Still, “Armageddon’s Children” is a solid example of the post-apocalyptic genre, and delivers a pointed warning against greed, environmental destruction, and general war-mongering that is even more timely now than it was 10+ years ago when the book first came out. Which brings me back to my question of why this genre is so wildly popular. Yes, it’s warning us about things that we need to do something about but aren’t, but that hardly seems like a plus for the average reader. Most people don’t like having inconvenient truths shoved in their faces.
But perhaps that is the secret to the genre’s current success. You see, at the moment, the apocalypse is looming, but it’s not here yet–in fact, we might even be able to avert it, but only if we make some hard decisions for the sake of long-term gains. Once the apocalypse has arrived, though, those hard choices get taken away, and all you have to do is survive. It’s a spare, stripped-down existence that makes for spare, stripped-down literature, which is just what so many people in first world countries, oppressed by unbearable abundance of health, wealth, and choice, think that they long for.

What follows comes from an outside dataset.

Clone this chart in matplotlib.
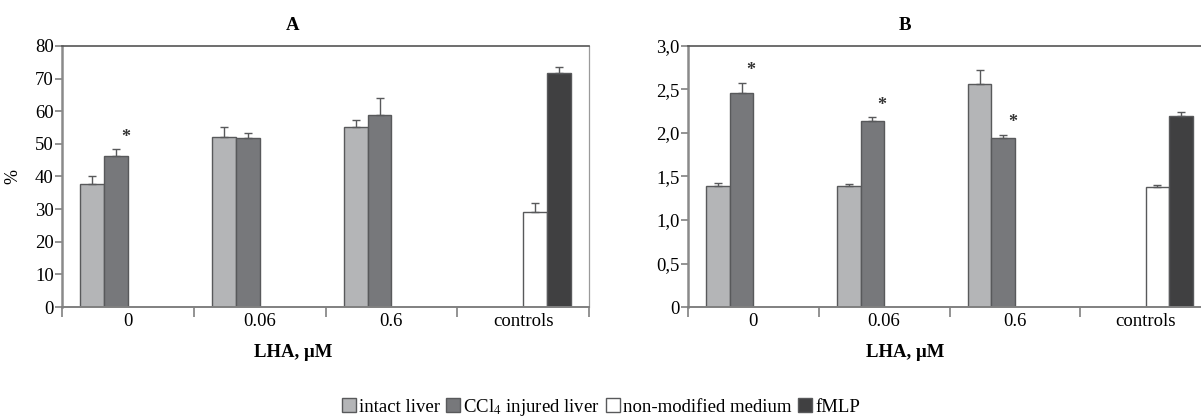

This has been brought home to me in interesting ways as I struggle with late-stage Lyme disease–one of the “plagues” that Brooks refers to?–while surrounded with intolerably healthy people on all sides. My own personal apocalypse has already arrived, and I am currently living in a tiny, one-person post-apocalyptic landscape of extremely limited options and a daily bitter struggle to survive. From my new vantage point on the other side of the end of the world as I knew it, I can’t help but notice how so many people around me are constantly seeking to fill up the intolerable emptiness that their incredible health, wealth, privilege, and freedom gives them. When survival is easy and your biggest battle is to deal with overabundance, abstain from overindulgence, and make those necessary strategic decisions for long-term well-being, it’s easy to long for a simpler, harder way of life. We don’t want to do the things necessary in order to avert the apocalypse, so we wish it would just get it over with already, so that we could have some of this oppressive freedom and luxury taken away from us, and get down to the business of living for today instead of figuring out how to live for tomorrow as well.

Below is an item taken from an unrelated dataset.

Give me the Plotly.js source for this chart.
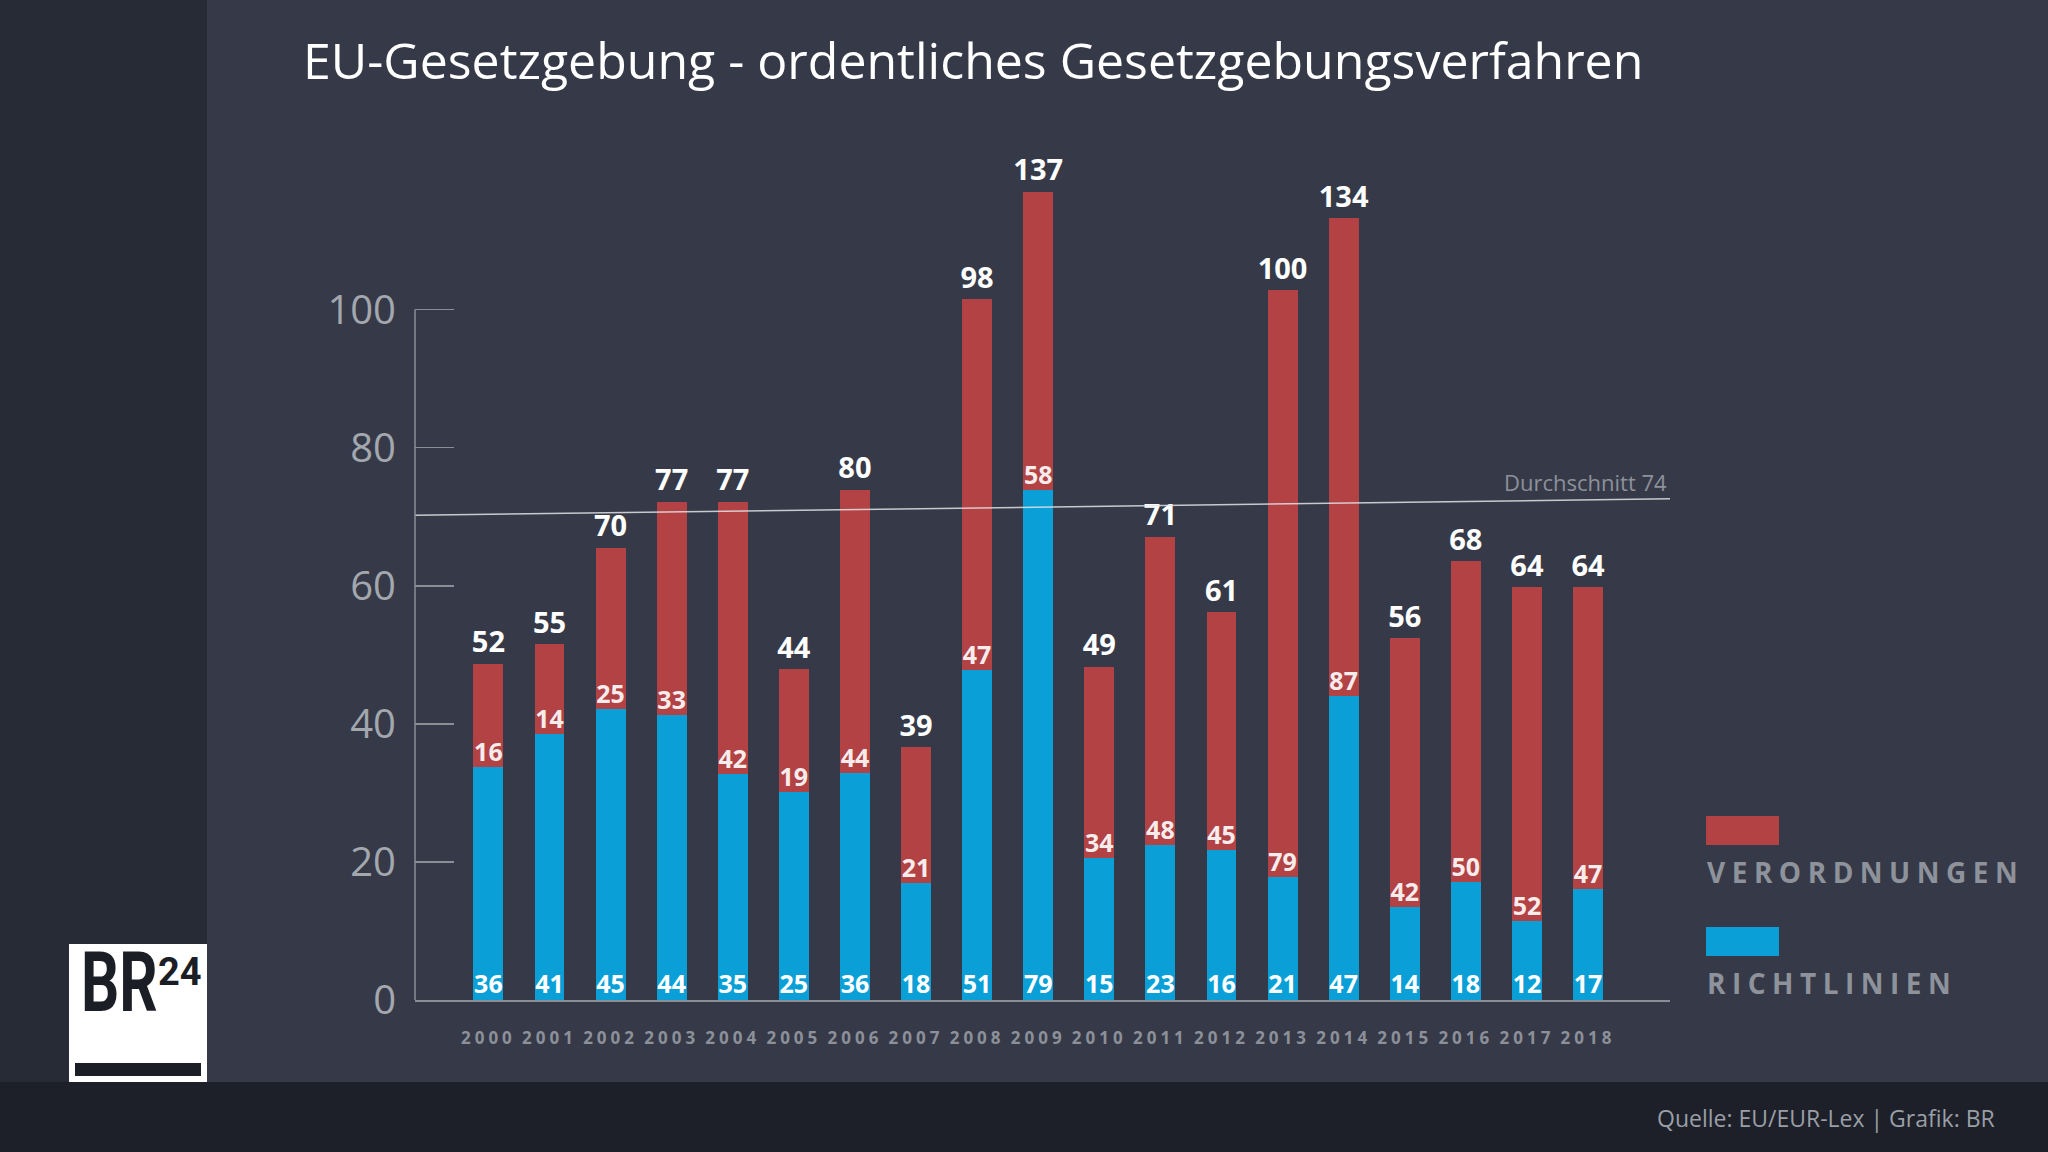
<!DOCTYPE html>
<html>
<head>
<meta charset="utf-8">
<script src="https://cdn.plot.ly/plotly-3.0.1.min.js"></script>
<style>
html, body { margin: 0; padding: 0; background: #363a48; overflow: hidden; }
#chart { width: 2048px; height: 1152px; }
.xtick text { letter-spacing: 4px; }
</style>
</head>
<body>
<div id="chart"></div>
<script>
const years = ['2000','2001','2002','2003','2004','2005','2006','2007','2008','2009',
               '2010','2011','2012','2013','2014','2015','2016','2017','2018'];
// printed values
const richtlinien  = [36, 41, 45, 44, 35, 25, 36, 18, 51, 79, 15, 23, 16, 21, 47, 14, 18, 12, 17];
const verordnungen = [16, 14, 25, 33, 42, 19, 44, 21, 47, 58, 34, 48, 45, 79, 87, 42, 50, 52, 47];
const gesamt       = [52, 55, 70, 77, 77, 44, 80, 39, 98, 137, 49, 71, 61, 100, 134, 56, 68, 64, 64];
// segment heights as drawn in the reference
const richtlinienBar  = [33.8, 38.5, 42.2, 41.3, 32.8, 30.2, 32.9, 17.0, 47.8, 73.9, 20.5, 22.5, 21.7, 17.8, 44.1, 13.4, 17.1, 11.5, 16.1];
const verordnungenBar = [14.9, 13.0, 23.3, 30.9, 39.4, 17.7, 41.0, 19.6, 53.7, 43.2, 27.8, 44.6, 34.5, 85.0, 69.1, 39.0, 46.5, 48.3, 43.7];
const durchschnitt = 74;
const durchschnittLinie = [70.2, 72.6];   // drawn average line, left and right end
const yTicks = [0, 20, 40, 60, 80, 100];

// ---- layout helpers ----
const W = 2048, H = 1152, L = 415, R = 378, T = 137, B = 152;
const PW = W - L - R, PH = H - T - B;
const px = x => (x - L) / PW;
const py = y => (H - B - y) / PH;

const RED = '#b24244', BLUE = '#0aa0d7';
const AXIS = '#8a8e97';
const FONT = 'Open Sans, Noto Sans, sans-serif';

const xIdx = years.map((_, i) => i);
const tops = richtlinienBar.map((v, i) => v + verordnungenBar[i]);
const xMin = -1.2015, xMax = 19.342;

const traces = [
  {
    type: 'bar', name: 'Richtlinien', x: xIdx, y: richtlinienBar,
    text: richtlinien.map(String), textposition: 'inside', insidetextanchor: 'start',
    textangle: 0, constraintext: 'none',
    textfont: { family: FONT, size: 25, color: '#ffffff', weight: 700 },
    marker: { color: BLUE, line: { width: 0 } }, width: 0.49, hoverinfo: 'skip'
  },
  {
    type: 'bar', name: 'Verordnungen', x: xIdx, y: verordnungenBar,
    text: verordnungen.map(String), textposition: 'inside', insidetextanchor: 'start',
    textangle: 0, constraintext: 'none',
    textfont: { family: FONT, size: 25, color: '#f7ecec', weight: 700 },
    marker: { color: RED, line: { width: 0 } }, width: 0.49, hoverinfo: 'skip'
  },
  {
    type: 'scatter', mode: 'markers+text', x: xIdx, y: tops, text: gesamt.map(String),
    textposition: 'top center', cliponaxis: false,
    marker: { size: 5, color: 'rgba(0,0,0,0)' },
    textfont: { family: FONT, size: 29, color: '#ffffff', weight: 700 },
    hoverinfo: 'skip', showlegend: false
  },
  {
    type: 'scatter', mode: 'lines', x: [xMin, 19.37], y: durchschnittLinie,
    line: { color: 'rgba(225,227,231,0.85)', width: 1.5 }, cliponaxis: false,
    hoverinfo: 'skip', showlegend: false
  }
];

const shapes = [
  // left dark strip
  { type: 'rect', xref: 'paper', yref: 'paper', x0: px(0), x1: px(207), y0: py(1082), y1: py(0),
    fillcolor: '#272b36', line: { width: 0 }, layer: 'below' },
  // bottom dark strip
  { type: 'rect', xref: 'paper', yref: 'paper', x0: px(0), x1: px(2048), y0: py(1152), y1: py(1082),
    fillcolor: '#1d2029', line: { width: 0 }, layer: 'below' },
  // logo box
  { type: 'rect', xref: 'paper', yref: 'paper', x0: px(69), x1: px(207), y0: py(1082), y1: py(944),
    fillcolor: '#ffffff', line: { width: 0 }, layer: 'below' },
  { type: 'rect', xref: 'paper', yref: 'paper', x0: px(75), x1: px(201), y0: py(1076), y1: py(1063),
    fillcolor: '#1c1e26', line: { width: 0 }, layer: 'below' },
  // y axis line (0..100)
  { type: 'line', xref: 'paper', yref: 'y', x0: 0, x1: 0, y0: 0, y1: 100,
    line: { color: AXIS, width: 1.5 } },
  // legend swatches
  { type: 'rect', xref: 'paper', yref: 'paper', x0: px(1706), x1: px(1779), y0: py(845), y1: py(816),
    fillcolor: RED, line: { width: 0 } },
  { type: 'rect', xref: 'paper', yref: 'paper', x0: px(1706), x1: px(1779), y0: py(956), y1: py(927),
    fillcolor: BLUE, line: { width: 0 } }
];

const annotations = [
  { text: 'Durchschnitt ' + durchschnitt, x: 19.33, y: durchschnittLinie[1], xref: 'x', yref: 'y',
    xanchor: 'right', yanchor: 'bottom', showarrow: false,
    font: { family: FONT, size: 22, color: '#8d919a' } },
  { text: 'VERORDNUNGEN', x: px(1705), y: py(872), xref: 'paper', yref: 'paper',
    xanchor: 'left', yanchor: 'middle', showarrow: false,
    font: { family: FONT, size: 28, color: '#8e929b', weight: 700 } },
  { text: 'RICHTLINIEN', x: px(1705), y: py(983), xref: 'paper', yref: 'paper',
    xanchor: 'left', yanchor: 'middle', showarrow: false,
    font: { family: FONT, size: 28, color: '#8e929b', weight: 700 } },
  { text: 'Quelle: EU/EUR-Lex | Grafik: BR', x: px(1997), y: py(1118), xref: 'paper', yref: 'paper',
    xanchor: 'right', yanchor: 'middle', showarrow: false,
    font: { family: FONT, size: 23, color: '#9a9ea6' } },
  { text: 'BR', x: px(119), y: py(985), xref: 'paper', yref: 'paper',
    xanchor: 'center', yanchor: 'middle', showarrow: false,
    font: { family: 'Roboto, sans-serif', size: 60, color: '#1c1e26', weight: 700 } },
  { text: '24', x: px(180), y: py(972), xref: 'paper', yref: 'paper',
    xanchor: 'center', yanchor: 'middle', showarrow: false,
    font: { family: 'Roboto, sans-serif', size: 38, color: '#1c1e26', weight: 700 } }
];

const layout = {
  width: W, height: H,
  margin: { l: L, r: R, t: T, b: B, pad: 0 },
  paper_bgcolor: '#363a48', plot_bgcolor: 'rgba(0,0,0,0)',
  showlegend: false, barmode: 'stack',
  title: {
    text: 'EU-Gesetzgebung - ordentliches Gesetzgebungsverfahren',
    x: 303 / W, xref: 'container', xanchor: 'left',
    y: 1 - 61.5 / H, yref: 'container', yanchor: 'middle',
    font: { family: FONT, size: 50, color: '#ffffff', weight: 400 }
  },
  xaxis: {
    range: [xMin, xMax], tickvals: xIdx, ticktext: years,
    tickfont: { family: FONT, size: 17, color: '#8c9099', weight: 700 },
    ticks: '', showline: true, linecolor: AXIS, linewidth: 1.5,
    showgrid: false, zeroline: false, ticklabelstandoff: 22, fixedrange: true
  },
  yaxis: {
    range: [0, 125], tickvals: yTicks, ticktext: yTicks.map(String),
    tickfont: { family: FONT, size: 40, color: '#a3a7ae' },
    ticks: 'inside', ticklen: 39, tickwidth: 1.5, tickcolor: AXIS,
    showline: false, showgrid: false, zeroline: false, ticklabelstandoff: 18, fixedrange: true
  },
  shapes: shapes,
  annotations: annotations,
  uniformtext: { mode: 'show', minsize: 25 }
};

function spread(t, s) {
  const n = t.textContent.length;
  t.style.letterSpacing = s + 'px';
  const x = parseFloat(t.getAttribute('x') || '0');
  t.setAttribute('x', x + n * s / 2);
}

Plotly.newPlot('chart', traces, layout, { displayModeBar: false, staticPlot: true }).then(() => {
  document.querySelectorAll('.annotation-text').forEach(t => {
    const s = t.textContent;
    if (s === 'VERORDNUNGEN' || s === 'RICHTLINIEN') spread(t, 6.5);
    if (s === 'BR') {
      const bb = t.getBBox();
      const cy = bb.y + bb.height * 0.62;
      t.setAttribute('transform', `translate(0,${cy}) scale(1,1.4) translate(0,${-cy})`);
    }
  });
  // nudge the in-bar value labels slightly down, as in the reference
  document.querySelectorAll('.trace.bars').forEach((g, k) => {
    const dy = k === 0 ? 3 : 4;
    g.querySelectorAll('text.bartext').forEach(t => {
      const tr = t.getAttribute('transform') || '';
      t.setAttribute('transform', `translate(0,${dy}) ` + tr);
    });
  });
});
</script>
</body>
</html>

Anyway, back to “Armageddon’s Children.” It’s different from the earlier, or should I say later, Shannara books, so it may appeal to a slightly different reading set, but Shannara fans are likely to enjoy the glimpse it gives us of the creation of The Four Lands, and it showcases Brooks’s ability to create a diverse group of sympathetic protagonists and write gripping action sequences. The first book in a trilogy, it ends on a cliffhanger, so if that is a problem for you, that will be a problem for you (and in that case maybe fantasy isn’t your genre in general?). I, however, thought it got better and better as the story progressed, and am now keen to read the next installment.